Iran WMD's


Moody: Hey Hussein, lets see that open fist!
Defections are starting to scare the Iranian regime, with the rats scurrying to find the next possible leak in their vast nuclear weapons network. Stratfor is a global intelligence gathering organization that  publishes daily intelligence briefings, here is their report on what’s happening inside Iran that is sending shock waves throughout the regime’s scientific and political community. KGS


The disappearance of three Iranian men with knowledge of Iran’s nuclear program — all of whom likely defected to the West — reveals a major Iranian vulnerability in its ongoing covert intelligence war with the United States. The information gleaned from these likely defections could result in a revised U.S. National Intelligence Estimate regarding Iran’s efforts to develop nuclear weapons.
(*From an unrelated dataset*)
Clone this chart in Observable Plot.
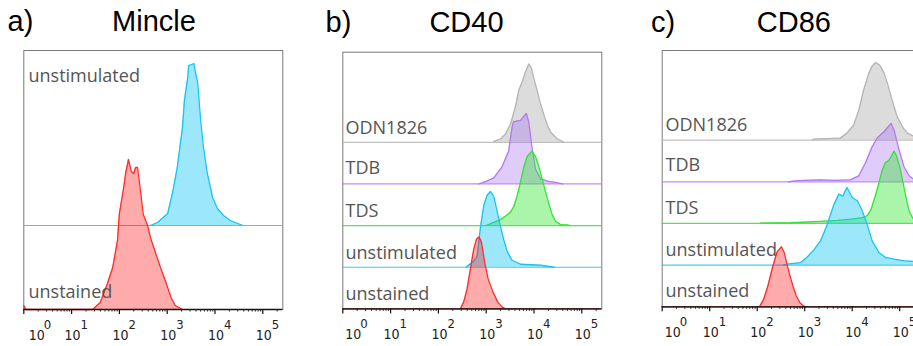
<!DOCTYPE html>
<html><head><meta charset="utf-8">
<script src="https://cdn.jsdelivr.net/npm/d3@7"></script>
<script src="https://cdn.jsdelivr.net/npm/@observablehq/plot@0.6"></script>
<style>
html,body{margin:0;padding:0;background:#fff;}
#wrap{position:relative;width:913px;height:346px;overflow:hidden;background:#fff;}
#wrap svg{position:absolute;top:0;}
</style></head><body><div id="wrap"></div>
<script>
// ---------- data (x = log10 fluorescence, y = relative count) ----------
const decades = [0, 1, 2, 3, 4, 5];
const minorSteps = [2, 3, 4, 5, 6, 7, 8, 9];
const tickBase = "10";

// a) Mincle
const aUnstained = [[0,4],[0.04,0],[1.44,0],[1.60,7],[1.75,26],[1.86,42],[1.96,69],[2.00,96],[2.09,122],[2.13,136],[2.19,150],[2.25,138],[2.30,136],[2.34,142],[2.38,142],[2.44,119],[2.50,95],[2.59,84],[2.65,72],[2.76,56],[2.86,42],[2.96,29],[3.08,12],[3.17,4],[3.32,0]];
const aUnstimulated = [[2.65,0],[2.80,3],[3.01,12],[3.11,32],[3.21,58],[3.32,98],[3.36,125],[3.43,148],[3.45,160],[3.51,161],[3.56,162],[3.57,158],[3.64,142],[3.70,105],[3.76,78],[3.84,52],[3.95,28],[4.05,17],[4.18,10],[4.32,5],[4.53,1],[4.59,0]];

// b) CD40
const bUnstained = [[2.46,0],[2.53,7],[2.60,20],[2.67,40],[2.74,60],[2.80,70],[2.85,72],[2.90,67],[2.97,46],[3.04,30],[3.14,17],[3.24,7],[3.34,1.5],[3.41,0]];
const bUnstimulated = [[2.58,0],[2.67,3.5],[2.74,6],[2.81,11],[2.88,40],[2.95,62],[3.02,72],[3.09,75.7],[3.16,70.6],[3.23,55.6],[3.30,40.6],[3.37,27],[3.44,15.6],[3.54,7],[3.72,3],[4.14,2],[4.35,0.5],[4.42,0]];
const bTDS = [[3.00,0],[3.16,3.3],[3.30,6],[3.40,9.3],[3.51,13.5],[3.58,19.3],[3.65,30],[3.72,44],[3.79,59],[3.86,69.3],[3.96,74.3],[4.03,69.3],[4.10,59.3],[4.17,47],[4.24,34],[4.31,22],[4.38,11],[4.45,4.3],[4.56,1],[4.70,0.7],[4.76,0]];
const bTDB = [[2.85,0],[3.00,2.5],[3.16,6],[3.33,17],[3.47,33],[3.54,56],[3.57,62],[3.65,63],[3.72,63.5],[3.79,67.7],[3.84,70.5],[3.89,62],[3.96,36],[4.03,15],[4.14,5],[4.30,2.5],[4.45,1.5],[4.60,0]];
const bODN1826 = [[3.16,1],[3.30,3.3],[3.40,8],[3.51,18.3],[3.61,35],[3.68,51.7],[3.75,60],[3.82,70],[3.89,78.3],[3.94,75],[4.00,63.3],[4.07,51],[4.14,38],[4.21,27],[4.28,17],[4.35,10],[4.49,3.3],[4.59,1],[4.62,0]];

// c) CD86
const cUnstained = [[2.05,0],[2.14,8],[2.22,20],[2.32,39],[2.42,55],[2.51,60],[2.57,54],[2.63,42],[2.69,31],[2.75,21],[2.82,11],[2.90,4],[2.97,1],[3.02,0]];
const cUnstimulated = [[2.55,0],[2.63,1],[2.91,2.5],[3.05,8],[3.19,15],[3.33,24],[3.47,40],[3.61,60],[3.72,71],[3.80,69],[3.89,77.7],[4.00,67.7],[4.11,64.3],[4.21,54.3],[4.32,40],[4.42,24.3],[4.56,12.7],[4.70,7.7],[4.88,6],[5.09,4.3],[5.29,3.7],[5.45,3]];
const cTDS = [[2.07,0.3],[2.70,0.7],[3.33,2],[3.70,3],[4.03,4.5],[4.24,6],[4.32,8],[4.39,13],[4.49,28],[4.56,40],[4.63,53],[4.70,61],[4.77,63],[4.82,67],[4.88,72.3],[4.93,68],[5.00,57],[5.09,36],[5.15,22],[5.20,12],[5.29,4],[5.45,1]];
const cTDB = [[2.66,0],[2.80,1],[3.00,1.5],[3.33,2],[3.65,1.5],[3.96,2],[4.14,6],[4.28,19],[4.42,35],[4.53,44],[4.67,50],[4.74,54],[4.82,58.4],[4.88,52],[4.98,33],[5.09,15],[5.20,6],[5.32,1.5],[5.45,0]];
const cODN1826 = [[3.16,0],[3.20,1],[3.50,1.5],[3.75,2],[3.89,7],[4.03,15],[4.14,30],[4.24,50],[4.35,67],[4.42,74],[4.49,77.6],[4.58,75],[4.67,67],[4.74,57],[4.84,40],[4.95,23],[5.07,12.5],[5.16,7],[5.29,4],[5.45,1.5]];

const seriesNames = ["unstained", "unstimulated", "TDS", "TDB", "ODN1826"];
const panelLetters = ["a)", "b)", "c)"];
const panelTitles = ["Mincle", "CD40", "CD86"];

// ---------- styling ----------
const colors = {
  unstained:   {stroke: "#ff2b2b", fill: "#ff0000", fo: 0.33},
  unstimulated:{stroke: "#17c4f2", fill: "#16c6f5", fo: 0.42},
  TDS:         {stroke: "#35e235", fill: "#2ee62e", fo: 0.40},
  TDB:         {stroke: "#b27af0", fill: "#a56ef0", fo: 0.35},
  ODN1826:     {stroke: "#b5b5b5", fill: "#9a9a9a", fo: 0.35}
};

const panels = [
  {letter: panelLetters[0], title: panelTitles[0], left: 0, width: 300, ml: 23.3, frameW: 259, top: 50, bottom: 309,
   step: 84, letterDx: -16.3, titleDx: 0.7, titleDy: -20, labelDx: 4.7, firstTickDx: 5,
   series: [["unstained", aUnstained, 12], ["unstimulated", aUnstimulated, 143.3]]},
  {letter: panelLetters[1], title: panelTitles[1], left: 300, width: 320, ml: 42.3, frameW: 259, top: 51.7, bottom: 308.4,
   step: 41.65, letterDx: -17.3, titleDx: -5.8, titleDy: -20, labelDx: 2.7, firstTickDx: 2.5,
   series: [["unstained", bUnstained, 8.5], ["unstimulated", bUnstimulated, 8.5], ["TDS", bTDS, 8.5], ["TDB", bTDB, 9.5], ["ODN1826", bODN1826, 8.5]]},
  {letter: panelLetters[2], title: panelTitles[2], left: 620, width: 300, ml: 41.7, frameW: 257.4, top: 50, bottom: 306.3,
   step: 41.67, letterDx: -11.3, titleDx: 3, titleDy: -18.5, labelDx: 3.3, firstTickDx: 2.5,
   series: [["unstained", cUnstained, 9.5], ["unstimulated", cUnstimulated, 9.5], ["TDS", cTDS, 9.5], ["TDB", cTDB, 11], ["ODN1826", cODN1826, 9.5]]}
];

const majorTicks = decades.map(k => 10 ** k);
const minorTicks = decades.flatMap(k => minorSteps.map(m => m * 10 ** k)).filter(v => v < 262144);

function makePanel(p) {
  const H = p.bottom - p.top;
  const rows = p.series.map(([name, data, lift], i) => ({name, data, lift, off: i * p.step, ...colors[name]}));
  const marks = [Plot.frame({stroke: "#7a7a7a"})];
  for (const r of [...rows].reverse()) {
    const pts = r.data.map(([lx, c]) => ({x: 10 ** lx, y1: r.off, y2: r.off + c}));
    marks.push(Plot.ruleY([r.off], {stroke: r.stroke, strokeOpacity: 0.85, strokeWidth: 1.2}));
    marks.push(Plot.areaY(pts, {x: "x", y1: "y1", y2: "y2", fill: r.fill, fillOpacity: r.fo}));
    marks.push(Plot.lineY(pts, {x: "x", y: "y2", stroke: r.stroke, strokeWidth: 1.3}));
  }
  marks.push(Plot.text(rows, {frameAnchor: "left", y: d => d.off + d.lift, text: "name", dx: p.labelDx,
    textAnchor: "start", lineAnchor: "bottom", fill: "#555", fontSize: 18, fontFamily: "Open Sans"}));
  // bottom axis line + ticks
  marks.push(Plot.ruleY([0], {stroke: "#111", strokeWidth: 1.3}));
  marks.push(Plot.ruleX(majorTicks, {x: d => d, y1: 0, y2: -5, stroke: "#111", strokeWidth: 1.2}));
  marks.push(Plot.ruleX(minorTicks, {x: d => d, y1: 0, y2: -2.5, stroke: "#222", strokeWidth: 1}));
  const lab = {frameAnchor: "bottom", lineAnchor: "bottom", fill: "#222", fontFamily: "Liberation Sans Narrow, DejaVu Sans Condensed, sans-serif"};
  const expText = d => String(Math.round(Math.log10(d)));
  marks.push(Plot.text(majorTicks.slice(0, 1), {...lab, x: d => d, text: () => tickBase, dx: p.firstTickDx, dy: 30.5, textAnchor: "start", fontSize: 14}));
  marks.push(Plot.text(majorTicks.slice(0, 1), {...lab, x: d => d, text: expText, dx: p.firstTickDx + 15, dy: 19.5, textAnchor: "start", fontSize: 13}));
  marks.push(Plot.text(majorTicks.slice(1), {...lab, x: d => d, text: () => tickBase, dx: 1, dy: 30.5, textAnchor: "middle", fontSize: 14}));
  marks.push(Plot.text(majorTicks.slice(1), {...lab, x: d => d, text: expText, dx: 9, dy: 19.5, textAnchor: "start", fontSize: 13}));
  // titles
  const tt = {frameAnchor: "top", lineAnchor: "bottom", fill: "#000", fontSize: 29, fontFamily: "Liberation Sans, Arial, sans-serif"};
  marks.push(Plot.text([p.title], {...tt, text: d => d, dx: p.titleDx, dy: p.titleDy, textAnchor: "middle"}));
  marks.push(Plot.text([p.letter], {...tt, frameAnchor: "top-left", text: d => d, dx: p.letterDx, dy: p.titleDy, textAnchor: "start"}));

  const svg = Plot.plot({
    width: p.width, height: 346,
    marginLeft: p.ml, marginRight: p.width - p.ml - p.frameW,
    marginTop: p.top, marginBottom: 346 - p.bottom,
    x: {type: "log", domain: [1, 262144], axis: null},
    y: {domain: [0, H], axis: null},
    style: {background: "transparent", overflow: "visible", maxWidth: "none"},
    marks
  });
  svg.style.left = p.left + "px";
  return svg;
}

const wrap = document.getElementById("wrap");
for (const p of panels) wrap.appendChild(makePanel(p));
</script>
</body></html>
Iranian Foreign Minister Manouchehr Mottaki said Oct. 21 that the United States is “directly and indirectly responsible” for the “abduction” of three Iranian nationals. Mottaki has ample reason to be concerned about the whereabouts of these particular Iranians. Whether they were abducted or they defected, the three men have all likely shared valuable information with the United States on Iran’s nuclear and military activities.
The first individual is Ali Reza Asghari, who served as Iran’s deputy defense minister under then-President Mohammed Khatami and as a general and commander in the Islamic Revolutionary Guard Corps (IRGC) in the 1980s and 1990s. He retired from the government two years ago, and while on an alleged business trip to Syria and then to Turkey, he checked into an Istanbul hotel February 2007. After two days, the Iranians lost track of him.
It remains unclear how long Asghari had been cooperating with the United States while still in Iran before he was extracted from Istanbul, but his information is believed to have played a major role in the U.S. intelligence community’s assessments of Iran’s nuclear weapons program. In particular, Asghari’s information allegedly influenced a December 2007 U.S. National Intelligence Estimate (NIE) that stated that Iran had halted work on its nuclear weapons program in 2003 instead of 2005. Also, STRATFOR sources reported in 2007 that Asghari provided information on Syria’s attempts to develop a nuclear reactor with Iranian and North Korean assistance. That intelligence was reportedly utilized by Israel in a September 2007 air strike on the reactor site.
The second individual is Shahram Amiri, an Iranian nuclear physicist who reportedly works at the private Malek Ashtar University in Tehran, which is monitored closely by the IRGC. Amiri is likely to possess a gold mine of intelligence on Iran’s nuclear capabilities and would be eagerly sought after by U.S. and Israeli intelligence. According to Iranian media, Amiri disappeared on May 31 while performing a shortened Umrah Hajj in Saudi Arabia. Like Turkey, Saudi Arabia is an ally of the United States that could facilitate the extraction of a defector to the United States.
The third defector/abductee, who is known simply as Ardebili, is an Iranian businessman allegedly linked to the IRGC. Ardebili was reportedly in Georgia (another U.S. ally) to buy military equipment and was abducted there “a few weeks ago,” according to Iranian state media reports on Oct. 8.
Defections have played a significant role in the ongoing U.S. covert intelligence war with Iran. Iran not only has a large and powerful security apparatus to intimidate its citizenry, but it is also highly skilled in denial and deception techniques to conceal its nuclear activities. This makes it all the more difficult for an adversary like the United States or Israel to obtain information on a subject as critical and sensitive as the Iranian nuclear weapons program.
The Iranian government is demanding both publicly and privately that the United States return these Iranian nationals if it expects Tehran to cooperate in the nuclear negotiations. The likelihood of the United States handing over any of these individuals is low. In such delicate intelligence matters, it is the responsibility of the United States to keep the defector protected to best of its ability. Moreover, Iran would not benefit much from having these defectors back in their custody. Once they have been extracted and debriefed, the defector’s utility to both countries has been spent — the United States will already have extracted as much information as it can out of him or her, likely over the course of several months. The most Iran can gain from retrieving these defectors is a better understanding of the information the defector divulged and the ability to deliver punishment (most likely death for treason).
STRATFOR has been getting indications that the intelligence obtained from the more recent Iran defections could likely result in a revised NIE on Iran’s nuclear program. However, with diplomatic talks under way, an NIE accusing Iran of developing a nuclear weapons program could also result in significant political blowback in the negotiations. As this political battle plays out — and as the nuclear negotiations continue to stall in the public arena — Iran will fret about how the intelligence obtained from these valuable defectors will be put to use in Washington, both in diplomatic dealings and in military planning.